Photocatalytic ozonation mechanism of gaseous n-hexane on MOx–TiO2–foam nickel composite (M = Cu, Mn, Ag): unveiling the role of ˙OH and ˙O2−

Abstract

Nanocomposites of MO_x–TiO₂ (M = Cu, Mn, Ag) supported on foam nickel (MO_x/TiFN) were successfully applied in the photocatalytic ozonation of gaseous alkane. All MO_x samples presented nanoflake structures with two metal oxides, corresponding to Cu₂O and CuO in CuO_x, Mn₂O₃ and MnO₂ in MnO_x, and Ag and Ag₂O in AgO_x. These binary metal oxides composited with TiFN displayed 1.3 to 2.0 times higher degradation and mineralization efficiencies toward 350 ppmv of n-hexane than TiFN. The promoted ˙OH and ˙O₂⁻ from O₃ conversion on MO_x were responsible for the enhanced efficiency.
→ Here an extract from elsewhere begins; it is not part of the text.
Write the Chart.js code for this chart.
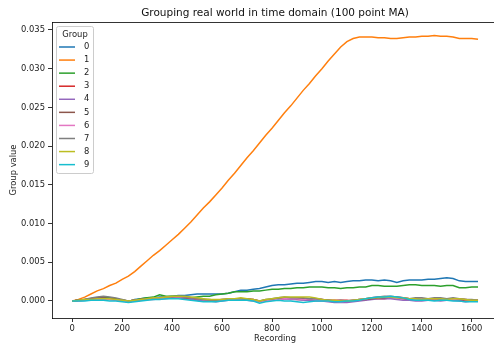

And ˙O₂⁻ made a higher contribution to the enhancement, since the relative amount of ˙O₂⁻ increased by 3.2 to 7.9 times more than ˙OH after MO_x composition. Our experimental and theoretical mechanism results further confirmed that both ˙OH and ˙O₂⁻ were important for the epoxidation transformation of n-hexane on MO_x/TiFN, while ˙OH dominated in the conversion of alcohol intermediates to corresponding radicals, and ˙O₂⁻ determined the subsequent epoxidation transformations of these radicals to four epoxides with 3, 5 and 6 membered rings. The present work could provide deep insight into an enhanced mechanism for nanomaterial photocatalytic ozonation technology, and efficiently replenish alkane atmospheric transformation mechanisms.